TASK BRIEF
Copy out the entries in full and with complete accuracy; pictures are excluded.

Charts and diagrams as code
======
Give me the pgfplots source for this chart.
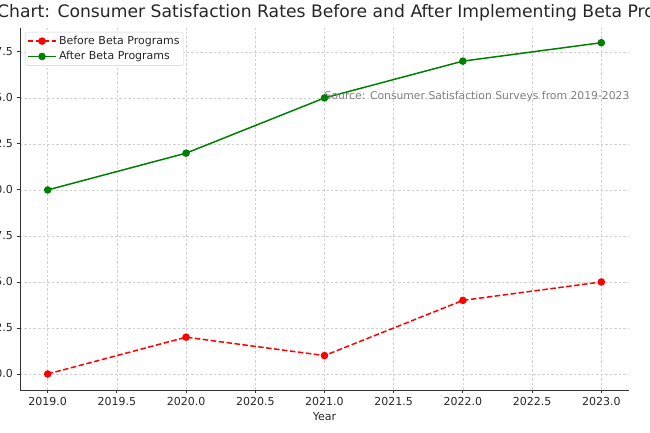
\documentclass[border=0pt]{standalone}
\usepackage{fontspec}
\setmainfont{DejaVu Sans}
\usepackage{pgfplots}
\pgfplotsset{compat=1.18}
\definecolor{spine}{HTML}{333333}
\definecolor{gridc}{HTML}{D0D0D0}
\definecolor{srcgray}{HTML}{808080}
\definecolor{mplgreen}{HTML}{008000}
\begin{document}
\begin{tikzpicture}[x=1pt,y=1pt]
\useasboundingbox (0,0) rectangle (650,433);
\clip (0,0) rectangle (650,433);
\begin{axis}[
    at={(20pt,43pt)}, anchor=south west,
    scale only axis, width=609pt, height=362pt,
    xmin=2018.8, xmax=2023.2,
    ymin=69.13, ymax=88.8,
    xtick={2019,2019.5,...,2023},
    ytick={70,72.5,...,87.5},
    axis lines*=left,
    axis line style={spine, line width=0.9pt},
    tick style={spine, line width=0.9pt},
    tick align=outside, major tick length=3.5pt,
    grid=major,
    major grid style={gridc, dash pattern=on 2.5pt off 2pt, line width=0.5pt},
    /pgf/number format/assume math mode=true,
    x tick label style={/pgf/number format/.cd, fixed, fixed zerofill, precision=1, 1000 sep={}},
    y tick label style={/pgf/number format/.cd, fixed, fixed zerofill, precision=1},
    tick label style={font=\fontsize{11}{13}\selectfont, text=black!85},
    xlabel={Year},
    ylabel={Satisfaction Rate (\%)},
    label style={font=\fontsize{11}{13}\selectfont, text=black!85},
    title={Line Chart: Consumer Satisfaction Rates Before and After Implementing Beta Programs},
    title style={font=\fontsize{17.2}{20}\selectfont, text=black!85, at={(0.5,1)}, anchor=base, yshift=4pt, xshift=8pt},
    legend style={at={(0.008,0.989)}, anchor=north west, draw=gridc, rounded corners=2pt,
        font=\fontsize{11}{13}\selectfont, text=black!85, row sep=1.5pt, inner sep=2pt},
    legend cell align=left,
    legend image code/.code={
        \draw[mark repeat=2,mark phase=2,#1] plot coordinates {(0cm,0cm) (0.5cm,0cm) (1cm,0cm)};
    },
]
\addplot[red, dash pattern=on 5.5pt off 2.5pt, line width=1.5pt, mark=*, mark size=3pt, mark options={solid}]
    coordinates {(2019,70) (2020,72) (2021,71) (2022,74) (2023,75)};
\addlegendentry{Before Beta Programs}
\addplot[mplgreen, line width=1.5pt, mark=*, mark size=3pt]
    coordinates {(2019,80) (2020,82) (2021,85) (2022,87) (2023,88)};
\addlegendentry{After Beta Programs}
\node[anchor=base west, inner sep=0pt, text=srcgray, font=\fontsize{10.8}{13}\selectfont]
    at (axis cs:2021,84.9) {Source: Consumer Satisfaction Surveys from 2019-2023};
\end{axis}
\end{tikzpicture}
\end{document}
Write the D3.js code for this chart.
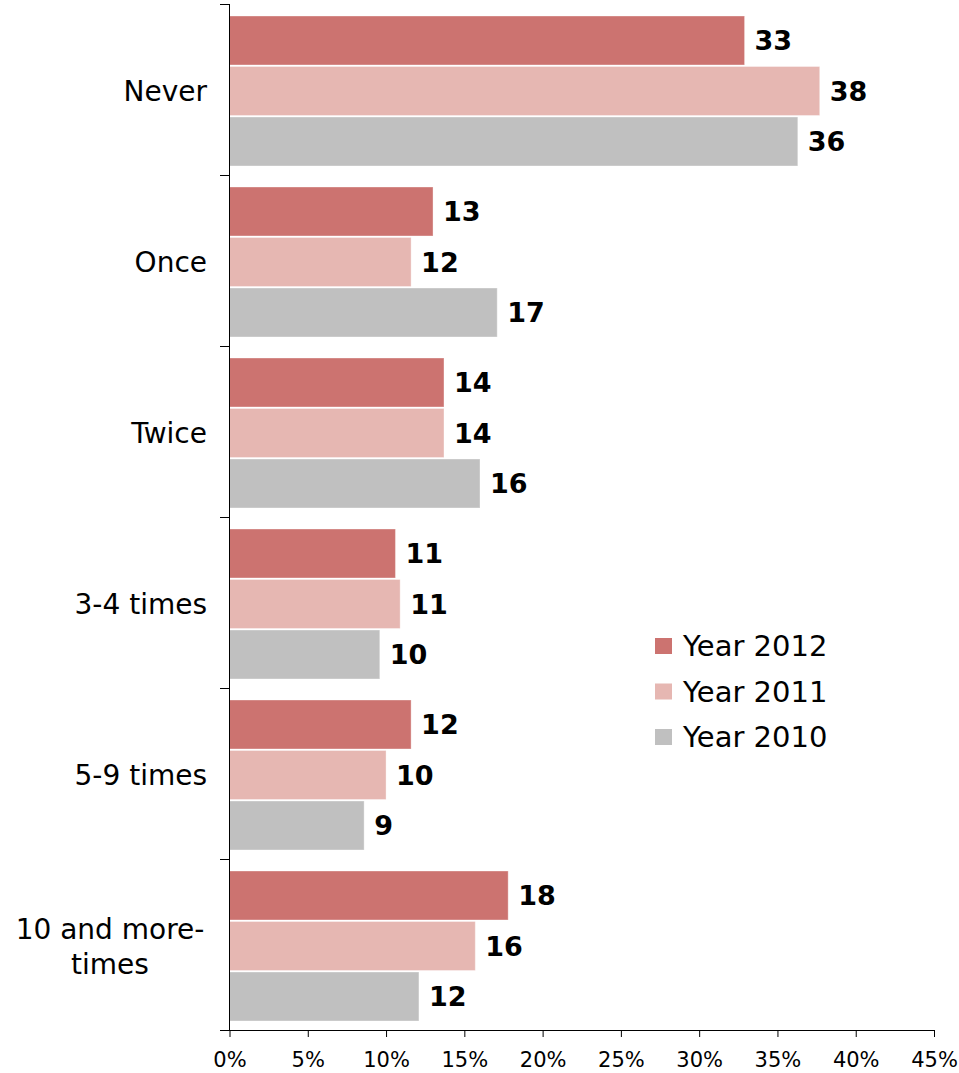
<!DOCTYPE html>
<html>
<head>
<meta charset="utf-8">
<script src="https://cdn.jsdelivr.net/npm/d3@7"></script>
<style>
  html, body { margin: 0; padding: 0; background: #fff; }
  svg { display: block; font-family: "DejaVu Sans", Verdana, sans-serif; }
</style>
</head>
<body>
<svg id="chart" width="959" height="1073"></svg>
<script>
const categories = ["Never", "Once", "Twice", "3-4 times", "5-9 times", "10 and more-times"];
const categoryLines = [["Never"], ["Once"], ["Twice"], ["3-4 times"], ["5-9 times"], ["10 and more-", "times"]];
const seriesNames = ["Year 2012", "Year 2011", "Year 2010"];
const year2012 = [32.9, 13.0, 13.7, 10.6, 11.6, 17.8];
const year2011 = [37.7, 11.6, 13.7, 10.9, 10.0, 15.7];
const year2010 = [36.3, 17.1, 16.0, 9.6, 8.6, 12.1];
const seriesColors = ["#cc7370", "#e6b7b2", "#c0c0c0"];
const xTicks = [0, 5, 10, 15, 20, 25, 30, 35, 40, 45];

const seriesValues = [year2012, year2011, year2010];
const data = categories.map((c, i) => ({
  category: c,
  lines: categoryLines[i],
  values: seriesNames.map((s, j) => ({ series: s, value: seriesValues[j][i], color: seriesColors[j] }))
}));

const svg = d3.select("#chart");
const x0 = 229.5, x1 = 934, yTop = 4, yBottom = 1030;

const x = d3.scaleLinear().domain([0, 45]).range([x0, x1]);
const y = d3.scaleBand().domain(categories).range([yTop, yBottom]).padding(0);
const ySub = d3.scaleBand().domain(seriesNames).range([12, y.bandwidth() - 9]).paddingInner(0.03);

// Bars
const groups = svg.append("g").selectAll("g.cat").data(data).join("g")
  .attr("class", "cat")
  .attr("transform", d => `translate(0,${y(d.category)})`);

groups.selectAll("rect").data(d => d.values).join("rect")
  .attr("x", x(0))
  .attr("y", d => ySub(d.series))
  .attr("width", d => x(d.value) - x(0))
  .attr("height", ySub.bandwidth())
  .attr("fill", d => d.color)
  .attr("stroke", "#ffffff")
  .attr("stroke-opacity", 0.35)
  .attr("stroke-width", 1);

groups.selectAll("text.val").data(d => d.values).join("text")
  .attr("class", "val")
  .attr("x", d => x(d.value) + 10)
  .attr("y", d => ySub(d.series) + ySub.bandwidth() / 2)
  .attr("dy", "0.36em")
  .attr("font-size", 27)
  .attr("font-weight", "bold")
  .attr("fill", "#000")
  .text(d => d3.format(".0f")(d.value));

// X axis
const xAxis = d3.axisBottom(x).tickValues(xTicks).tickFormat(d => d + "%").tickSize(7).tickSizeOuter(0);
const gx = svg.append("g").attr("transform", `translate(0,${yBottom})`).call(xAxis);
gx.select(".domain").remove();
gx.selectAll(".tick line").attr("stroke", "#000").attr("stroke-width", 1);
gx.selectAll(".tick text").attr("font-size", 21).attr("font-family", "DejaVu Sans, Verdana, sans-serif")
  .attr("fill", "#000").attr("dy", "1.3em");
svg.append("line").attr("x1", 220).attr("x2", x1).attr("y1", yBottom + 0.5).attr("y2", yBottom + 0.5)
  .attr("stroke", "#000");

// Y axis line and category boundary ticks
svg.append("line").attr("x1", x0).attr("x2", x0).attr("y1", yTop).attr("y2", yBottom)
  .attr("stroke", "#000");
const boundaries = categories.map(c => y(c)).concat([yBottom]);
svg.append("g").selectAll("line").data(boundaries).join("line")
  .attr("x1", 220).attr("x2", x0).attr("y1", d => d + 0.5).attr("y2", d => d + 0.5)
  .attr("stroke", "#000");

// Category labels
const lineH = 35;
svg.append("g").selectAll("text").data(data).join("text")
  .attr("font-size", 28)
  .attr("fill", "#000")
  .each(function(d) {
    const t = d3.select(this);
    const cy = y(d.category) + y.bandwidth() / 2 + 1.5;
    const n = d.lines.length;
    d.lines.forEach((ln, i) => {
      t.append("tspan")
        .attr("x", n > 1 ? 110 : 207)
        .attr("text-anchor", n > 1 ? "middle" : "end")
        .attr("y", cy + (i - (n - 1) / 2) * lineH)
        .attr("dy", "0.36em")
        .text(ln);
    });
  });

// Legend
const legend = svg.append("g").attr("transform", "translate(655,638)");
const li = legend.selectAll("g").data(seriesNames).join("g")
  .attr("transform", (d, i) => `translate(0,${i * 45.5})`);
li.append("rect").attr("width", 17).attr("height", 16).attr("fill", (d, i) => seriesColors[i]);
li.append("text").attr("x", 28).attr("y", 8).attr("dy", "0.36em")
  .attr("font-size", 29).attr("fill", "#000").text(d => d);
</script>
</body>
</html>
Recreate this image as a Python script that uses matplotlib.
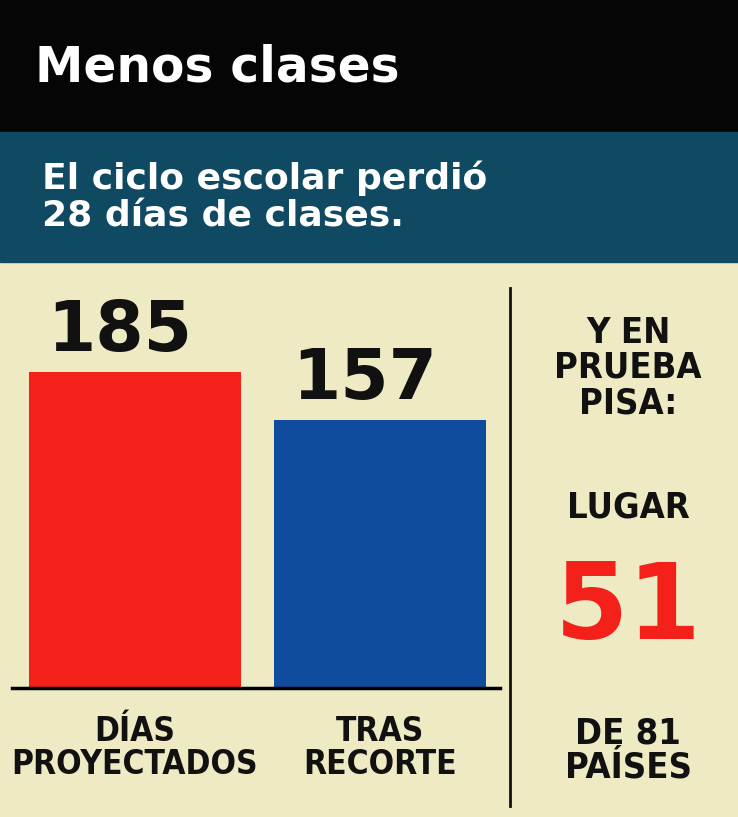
======
RESULT
Give me the pgfplots source for this chart.
\documentclass[border=0pt]{standalone}
\usepackage{fontspec}
\setmainfont{DejaVu Sans}
\usepackage{pgfplots}
\pgfplotsset{compat=1.18}
\definecolor{spine}{HTML}{333333}
\definecolor{gridc}{HTML}{D0D0D0}
\definecolor{srcgray}{HTML}{808080}
\definecolor{mplgreen}{HTML}{008000}
\begin{document}
\begin{tikzpicture}[x=1pt,y=1pt]
\useasboundingbox (0,0) rectangle (650,433);
\clip (0,0) rectangle (650,433);
\begin{axis}[
    at={(20pt,43pt)}, anchor=south west,
    scale only axis, width=609pt, height=362pt,
    xmin=2018.8, xmax=2023.2,
    ymin=69.13, ymax=88.8,
    xtick={2019,2019.5,...,2023},
    ytick={70,72.5,...,87.5},
    axis lines*=left,
    axis line style={spine, line width=0.9pt},
    tick style={spine, line width=0.9pt},
    tick align=outside, major tick length=3.5pt,
    grid=major,
    major grid style={gridc, dash pattern=on 2.5pt off 2pt, line width=0.5pt},
    /pgf/number format/assume math mode=true,
    x tick label style={/pgf/number format/.cd, fixed, fixed zerofill, precision=1, 1000 sep={}},
    y tick label style={/pgf/number format/.cd, fixed, fixed zerofill, precision=1},
    tick label style={font=\fontsize{11}{13}\selectfont, text=black!85},
    xlabel={Year},
    ylabel={Satisfaction Rate (\%)},
    label style={font=\fontsize{11}{13}\selectfont, text=black!85},
    title={Line Chart: Consumer Satisfaction Rates Before and After Implementing Beta Programs},
    title style={font=\fontsize{17.2}{20}\selectfont, text=black!85, at={(0.5,1)}, anchor=base, yshift=4pt, xshift=8pt},
    legend style={at={(0.008,0.989)}, anchor=north west, draw=gridc, rounded corners=2pt,
        font=\fontsize{11}{13}\selectfont, text=black!85, row sep=1.5pt, inner sep=2pt},
    legend cell align=left,
    legend image code/.code={
        \draw[mark repeat=2,mark phase=2,#1] plot coordinates {(0cm,0cm) (0.5cm,0cm) (1cm,0cm)};
    },
]
\addplot[red, dash pattern=on 5.5pt off 2.5pt, line width=1.5pt, mark=*, mark size=3pt, mark options={solid}]
    coordinates {(2019,70) (2020,72) (2021,71) (2022,74) (2023,75)};
\addlegendentry{Before Beta Programs}
\addplot[mplgreen, line width=1.5pt, mark=*, mark size=3pt]
    coordinates {(2019,80) (2020,82) (2021,85) (2022,87) (2023,88)};
\addlegendentry{After Beta Programs}
\node[anchor=base west, inner sep=0pt, text=srcgray, font=\fontsize{10.8}{13}\selectfont]
    at (axis cs:2021,84.9) {Source: Consumer Satisfaction Surveys from 2019-2023};
\end{axis}
\end{tikzpicture}
\end{document}
Write the D3.js code for this chart.
<!DOCTYPE html>
<html>
<head>
<meta charset="utf-8">
<script src="https://cdn.jsdelivr.net/npm/d3@7"></script>
<style>
  html, body { margin: 0; padding: 0; background: #fff; }
  svg { display: block; font-family: "DejaVu Sans", Verdana, sans-serif; }
</style>
</head>
<body>
<svg id="chart" width="959" height="1073"></svg>
<script>
const categories = ["Never", "Once", "Twice", "3-4 times", "5-9 times", "10 and more-times"];
const categoryLines = [["Never"], ["Once"], ["Twice"], ["3-4 times"], ["5-9 times"], ["10 and more-", "times"]];
const seriesNames = ["Year 2012", "Year 2011", "Year 2010"];
const year2012 = [32.9, 13.0, 13.7, 10.6, 11.6, 17.8];
const year2011 = [37.7, 11.6, 13.7, 10.9, 10.0, 15.7];
const year2010 = [36.3, 17.1, 16.0, 9.6, 8.6, 12.1];
const seriesColors = ["#cc7370", "#e6b7b2", "#c0c0c0"];
const xTicks = [0, 5, 10, 15, 20, 25, 30, 35, 40, 45];

const seriesValues = [year2012, year2011, year2010];
const data = categories.map((c, i) => ({
  category: c,
  lines: categoryLines[i],
  values: seriesNames.map((s, j) => ({ series: s, value: seriesValues[j][i], color: seriesColors[j] }))
}));

const svg = d3.select("#chart");
const x0 = 229.5, x1 = 934, yTop = 4, yBottom = 1030;

const x = d3.scaleLinear().domain([0, 45]).range([x0, x1]);
const y = d3.scaleBand().domain(categories).range([yTop, yBottom]).padding(0);
const ySub = d3.scaleBand().domain(seriesNames).range([12, y.bandwidth() - 9]).paddingInner(0.03);

// Bars
const groups = svg.append("g").selectAll("g.cat").data(data).join("g")
  .attr("class", "cat")
  .attr("transform", d => `translate(0,${y(d.category)})`);

groups.selectAll("rect").data(d => d.values).join("rect")
  .attr("x", x(0))
  .attr("y", d => ySub(d.series))
  .attr("width", d => x(d.value) - x(0))
  .attr("height", ySub.bandwidth())
  .attr("fill", d => d.color)
  .attr("stroke", "#ffffff")
  .attr("stroke-opacity", 0.35)
  .attr("stroke-width", 1);

groups.selectAll("text.val").data(d => d.values).join("text")
  .attr("class", "val")
  .attr("x", d => x(d.value) + 10)
  .attr("y", d => ySub(d.series) + ySub.bandwidth() / 2)
  .attr("dy", "0.36em")
  .attr("font-size", 27)
  .attr("font-weight", "bold")
  .attr("fill", "#000")
  .text(d => d3.format(".0f")(d.value));

// X axis
const xAxis = d3.axisBottom(x).tickValues(xTicks).tickFormat(d => d + "%").tickSize(7).tickSizeOuter(0);
const gx = svg.append("g").attr("transform", `translate(0,${yBottom})`).call(xAxis);
gx.select(".domain").remove();
gx.selectAll(".tick line").attr("stroke", "#000").attr("stroke-width", 1);
gx.selectAll(".tick text").attr("font-size", 21).attr("font-family", "DejaVu Sans, Verdana, sans-serif")
  .attr("fill", "#000").attr("dy", "1.3em");
svg.append("line").attr("x1", 220).attr("x2", x1).attr("y1", yBottom + 0.5).attr("y2", yBottom + 0.5)
  .attr("stroke", "#000");

// Y axis line and category boundary ticks
svg.append("line").attr("x1", x0).attr("x2", x0).attr("y1", yTop).attr("y2", yBottom)
  .attr("stroke", "#000");
const boundaries = categories.map(c => y(c)).concat([yBottom]);
svg.append("g").selectAll("line").data(boundaries).join("line")
  .attr("x1", 220).attr("x2", x0).attr("y1", d => d + 0.5).attr("y2", d => d + 0.5)
  .attr("stroke", "#000");

// Category labels
const lineH = 35;
svg.append("g").selectAll("text").data(data).join("text")
  .attr("font-size", 28)
  .attr("fill", "#000")
  .each(function(d) {
    const t = d3.select(this);
    const cy = y(d.category) + y.bandwidth() / 2 + 1.5;
    const n = d.lines.length;
    d.lines.forEach((ln, i) => {
      t.append("tspan")
        .attr("x", n > 1 ? 110 : 207)
        .attr("text-anchor", n > 1 ? "middle" : "end")
        .attr("y", cy + (i - (n - 1) / 2) * lineH)
        .attr("dy", "0.36em")
        .text(ln);
    });
  });

// Legend
const legend = svg.append("g").attr("transform", "translate(655,638)");
const li = legend.selectAll("g").data(seriesNames).join("g")
  .attr("transform", (d, i) => `translate(0,${i * 45.5})`);
li.append("rect").attr("width", 17).attr("height", 16).attr("fill", (d, i) => seriesColors[i]);
li.append("text").attr("x", 28).attr("y", 8).attr("dy", "0.36em")
  .attr("font-size", 29).attr("fill", "#000").text(d => d);
</script>
</body>
</html>
Recreate this image as a Python script that uses matplotlib.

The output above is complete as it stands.